▸ **Problem**
Please reproduce the lines of the records below from the one holding "Clone this diagram in TikZ." through the one holding "(pris-f3) at (362,354)", inclusive, skipping all pictures.

(Data entries)
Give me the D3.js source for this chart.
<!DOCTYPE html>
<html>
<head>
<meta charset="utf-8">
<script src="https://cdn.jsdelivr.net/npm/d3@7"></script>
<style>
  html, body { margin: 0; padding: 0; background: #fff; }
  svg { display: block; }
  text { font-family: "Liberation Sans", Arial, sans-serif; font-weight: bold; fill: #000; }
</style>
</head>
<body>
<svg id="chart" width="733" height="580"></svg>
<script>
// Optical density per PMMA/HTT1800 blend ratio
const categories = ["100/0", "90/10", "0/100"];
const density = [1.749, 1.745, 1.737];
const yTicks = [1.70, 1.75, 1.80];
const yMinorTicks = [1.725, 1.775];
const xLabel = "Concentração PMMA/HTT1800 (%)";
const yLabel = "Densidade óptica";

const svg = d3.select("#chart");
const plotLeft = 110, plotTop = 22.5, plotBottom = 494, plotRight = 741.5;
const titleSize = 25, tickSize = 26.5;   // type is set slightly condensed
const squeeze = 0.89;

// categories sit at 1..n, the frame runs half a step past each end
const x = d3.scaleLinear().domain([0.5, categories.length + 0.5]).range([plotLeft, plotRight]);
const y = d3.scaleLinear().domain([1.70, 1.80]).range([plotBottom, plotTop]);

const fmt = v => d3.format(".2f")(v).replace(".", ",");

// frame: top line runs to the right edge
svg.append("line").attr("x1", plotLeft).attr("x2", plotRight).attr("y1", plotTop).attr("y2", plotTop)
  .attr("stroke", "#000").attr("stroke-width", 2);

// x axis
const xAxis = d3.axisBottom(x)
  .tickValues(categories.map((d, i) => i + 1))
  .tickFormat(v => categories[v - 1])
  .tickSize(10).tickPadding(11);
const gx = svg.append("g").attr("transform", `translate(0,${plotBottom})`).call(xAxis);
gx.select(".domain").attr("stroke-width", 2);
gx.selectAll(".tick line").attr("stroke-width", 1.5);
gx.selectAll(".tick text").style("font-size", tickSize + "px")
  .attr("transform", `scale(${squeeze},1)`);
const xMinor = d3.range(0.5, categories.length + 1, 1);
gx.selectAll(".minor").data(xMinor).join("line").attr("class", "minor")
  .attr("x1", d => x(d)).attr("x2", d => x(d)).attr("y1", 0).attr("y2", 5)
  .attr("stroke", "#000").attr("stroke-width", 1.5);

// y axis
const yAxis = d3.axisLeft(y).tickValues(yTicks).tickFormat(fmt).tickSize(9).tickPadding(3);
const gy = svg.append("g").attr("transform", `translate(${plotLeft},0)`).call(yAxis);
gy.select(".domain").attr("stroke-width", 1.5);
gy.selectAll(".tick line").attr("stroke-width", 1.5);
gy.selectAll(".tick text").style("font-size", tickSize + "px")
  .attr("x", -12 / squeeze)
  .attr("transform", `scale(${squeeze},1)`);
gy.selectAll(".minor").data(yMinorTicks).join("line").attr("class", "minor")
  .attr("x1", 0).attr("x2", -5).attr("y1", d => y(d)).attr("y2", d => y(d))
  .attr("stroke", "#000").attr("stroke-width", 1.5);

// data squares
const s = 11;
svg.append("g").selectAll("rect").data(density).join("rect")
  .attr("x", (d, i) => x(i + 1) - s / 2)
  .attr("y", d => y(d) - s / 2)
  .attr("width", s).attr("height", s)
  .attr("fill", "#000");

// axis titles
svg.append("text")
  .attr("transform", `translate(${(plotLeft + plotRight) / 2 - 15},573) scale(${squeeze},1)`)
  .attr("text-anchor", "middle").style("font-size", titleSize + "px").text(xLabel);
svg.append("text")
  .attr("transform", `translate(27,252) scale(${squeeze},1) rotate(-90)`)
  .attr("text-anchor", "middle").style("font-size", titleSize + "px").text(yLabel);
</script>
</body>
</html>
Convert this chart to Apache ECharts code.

* * *

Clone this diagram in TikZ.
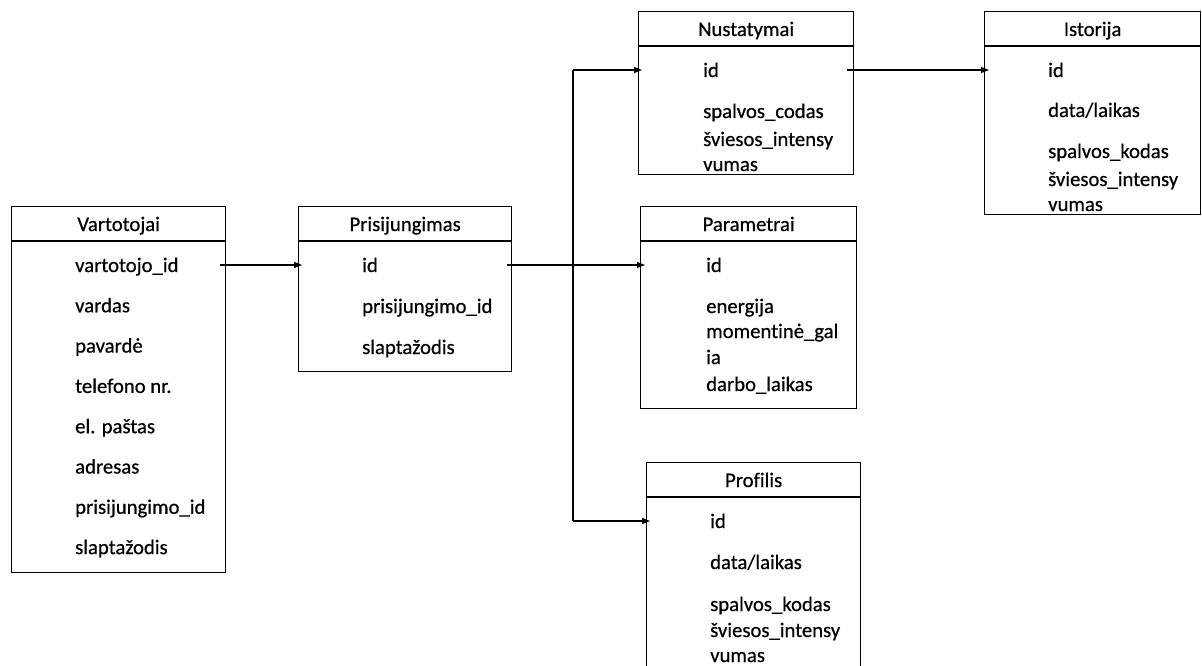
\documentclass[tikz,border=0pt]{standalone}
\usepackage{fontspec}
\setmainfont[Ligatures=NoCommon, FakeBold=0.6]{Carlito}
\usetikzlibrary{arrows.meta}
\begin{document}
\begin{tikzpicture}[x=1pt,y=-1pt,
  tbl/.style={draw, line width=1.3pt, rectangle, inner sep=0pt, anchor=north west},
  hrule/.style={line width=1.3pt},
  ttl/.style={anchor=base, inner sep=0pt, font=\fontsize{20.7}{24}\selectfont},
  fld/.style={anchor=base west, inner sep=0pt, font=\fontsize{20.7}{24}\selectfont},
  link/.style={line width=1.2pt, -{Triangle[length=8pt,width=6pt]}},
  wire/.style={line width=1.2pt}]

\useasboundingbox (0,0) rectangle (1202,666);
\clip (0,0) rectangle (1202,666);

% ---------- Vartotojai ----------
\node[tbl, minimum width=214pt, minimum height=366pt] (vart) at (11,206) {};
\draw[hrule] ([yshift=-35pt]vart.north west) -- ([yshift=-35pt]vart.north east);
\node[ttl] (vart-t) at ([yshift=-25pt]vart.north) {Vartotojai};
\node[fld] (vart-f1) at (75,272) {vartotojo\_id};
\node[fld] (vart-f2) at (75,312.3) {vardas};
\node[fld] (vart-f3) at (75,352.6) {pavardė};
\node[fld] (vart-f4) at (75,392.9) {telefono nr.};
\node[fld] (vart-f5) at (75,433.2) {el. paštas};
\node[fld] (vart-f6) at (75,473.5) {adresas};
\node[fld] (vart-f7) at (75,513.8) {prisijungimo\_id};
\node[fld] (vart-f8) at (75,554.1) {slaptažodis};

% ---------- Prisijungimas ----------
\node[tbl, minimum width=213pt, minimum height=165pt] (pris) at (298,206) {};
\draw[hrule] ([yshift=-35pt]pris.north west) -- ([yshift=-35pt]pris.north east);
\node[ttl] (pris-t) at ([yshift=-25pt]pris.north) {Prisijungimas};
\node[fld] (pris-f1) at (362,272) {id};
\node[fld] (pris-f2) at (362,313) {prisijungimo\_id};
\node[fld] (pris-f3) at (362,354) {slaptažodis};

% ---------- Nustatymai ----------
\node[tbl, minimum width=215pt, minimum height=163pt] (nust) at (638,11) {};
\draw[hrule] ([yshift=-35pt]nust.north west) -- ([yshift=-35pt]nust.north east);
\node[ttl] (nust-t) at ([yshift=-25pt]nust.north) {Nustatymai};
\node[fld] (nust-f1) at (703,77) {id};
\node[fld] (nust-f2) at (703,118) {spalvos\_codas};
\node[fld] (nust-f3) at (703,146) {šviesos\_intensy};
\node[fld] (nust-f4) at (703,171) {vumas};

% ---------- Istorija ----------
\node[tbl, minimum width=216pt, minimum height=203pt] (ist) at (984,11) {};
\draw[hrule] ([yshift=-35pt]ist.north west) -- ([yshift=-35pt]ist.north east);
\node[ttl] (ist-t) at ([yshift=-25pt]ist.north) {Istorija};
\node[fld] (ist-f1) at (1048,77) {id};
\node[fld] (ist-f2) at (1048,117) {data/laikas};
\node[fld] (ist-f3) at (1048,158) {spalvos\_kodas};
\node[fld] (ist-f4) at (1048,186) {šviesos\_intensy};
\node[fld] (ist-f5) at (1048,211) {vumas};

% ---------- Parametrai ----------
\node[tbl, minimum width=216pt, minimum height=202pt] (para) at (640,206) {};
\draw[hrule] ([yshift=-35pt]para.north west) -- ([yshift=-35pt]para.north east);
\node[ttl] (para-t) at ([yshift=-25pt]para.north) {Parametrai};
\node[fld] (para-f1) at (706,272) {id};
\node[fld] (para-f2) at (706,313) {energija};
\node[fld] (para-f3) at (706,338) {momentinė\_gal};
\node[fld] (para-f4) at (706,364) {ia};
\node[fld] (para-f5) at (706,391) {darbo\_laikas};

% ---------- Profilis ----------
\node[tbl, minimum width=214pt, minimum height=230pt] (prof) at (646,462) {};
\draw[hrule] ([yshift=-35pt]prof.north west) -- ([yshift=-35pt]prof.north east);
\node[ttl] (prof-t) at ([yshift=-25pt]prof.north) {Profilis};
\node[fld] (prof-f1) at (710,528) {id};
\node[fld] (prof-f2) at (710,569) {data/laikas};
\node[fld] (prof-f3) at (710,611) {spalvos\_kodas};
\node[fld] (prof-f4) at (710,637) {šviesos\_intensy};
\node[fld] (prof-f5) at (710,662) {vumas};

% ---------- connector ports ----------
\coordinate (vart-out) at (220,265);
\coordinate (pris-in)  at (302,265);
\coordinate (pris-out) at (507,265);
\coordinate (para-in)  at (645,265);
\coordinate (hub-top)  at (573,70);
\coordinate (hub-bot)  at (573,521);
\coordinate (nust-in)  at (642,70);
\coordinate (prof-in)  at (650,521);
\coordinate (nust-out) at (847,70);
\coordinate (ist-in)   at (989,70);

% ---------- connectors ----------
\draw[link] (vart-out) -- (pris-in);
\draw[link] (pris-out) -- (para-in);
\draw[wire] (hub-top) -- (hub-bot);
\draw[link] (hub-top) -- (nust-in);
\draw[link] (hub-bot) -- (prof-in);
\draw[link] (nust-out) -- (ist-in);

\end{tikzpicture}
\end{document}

▸ **Task result**
Clone this diagram in TikZ.
\documentclass[tikz,border=0pt]{standalone}
\usepackage{fontspec}
\setmainfont[Ligatures=NoCommon, FakeBold=0.6]{Carlito}
\usetikzlibrary{arrows.meta}
\begin{document}
\begin{tikzpicture}[x=1pt,y=-1pt,
  tbl/.style={draw, line width=1.3pt, rectangle, inner sep=0pt, anchor=north west},
  hrule/.style={line width=1.3pt},
  ttl/.style={anchor=base, inner sep=0pt, font=\fontsize{20.7}{24}\selectfont},
  fld/.style={anchor=base west, inner sep=0pt, font=\fontsize{20.7}{24}\selectfont},
  link/.style={line width=1.2pt, -{Triangle[length=8pt,width=6pt]}},
  wire/.style={line width=1.2pt}]

\useasboundingbox (0,0) rectangle (1202,666);
\clip (0,0) rectangle (1202,666);

% ---------- Vartotojai ----------
\node[tbl, minimum width=214pt, minimum height=366pt] (vart) at (11,206) {};
\draw[hrule] ([yshift=-35pt]vart.north west) -- ([yshift=-35pt]vart.north east);
\node[ttl] (vart-t) at ([yshift=-25pt]vart.north) {Vartotojai};
\node[fld] (vart-f1) at (75,272) {vartotojo\_id};
\node[fld] (vart-f2) at (75,312.3) {vardas};
\node[fld] (vart-f3) at (75,352.6) {pavardė};
\node[fld] (vart-f4) at (75,392.9) {telefono nr.};
\node[fld] (vart-f5) at (75,433.2) {el. paštas};
\node[fld] (vart-f6) at (75,473.5) {adresas};
\node[fld] (vart-f7) at (75,513.8) {prisijungimo\_id};
\node[fld] (vart-f8) at (75,554.1) {slaptažodis};

% ---------- Prisijungimas ----------
\node[tbl, minimum width=213pt, minimum height=165pt] (pris) at (298,206) {};
\draw[hrule] ([yshift=-35pt]pris.north west) -- ([yshift=-35pt]pris.north east);
\node[ttl] (pris-t) at ([yshift=-25pt]pris.north) {Prisijungimas};
\node[fld] (pris-f1) at (362,272) {id};
\node[fld] (pris-f2) at (362,313) {prisijungimo\_id};
\node[fld] (pris-f3) at (362,354) {slaptažodis};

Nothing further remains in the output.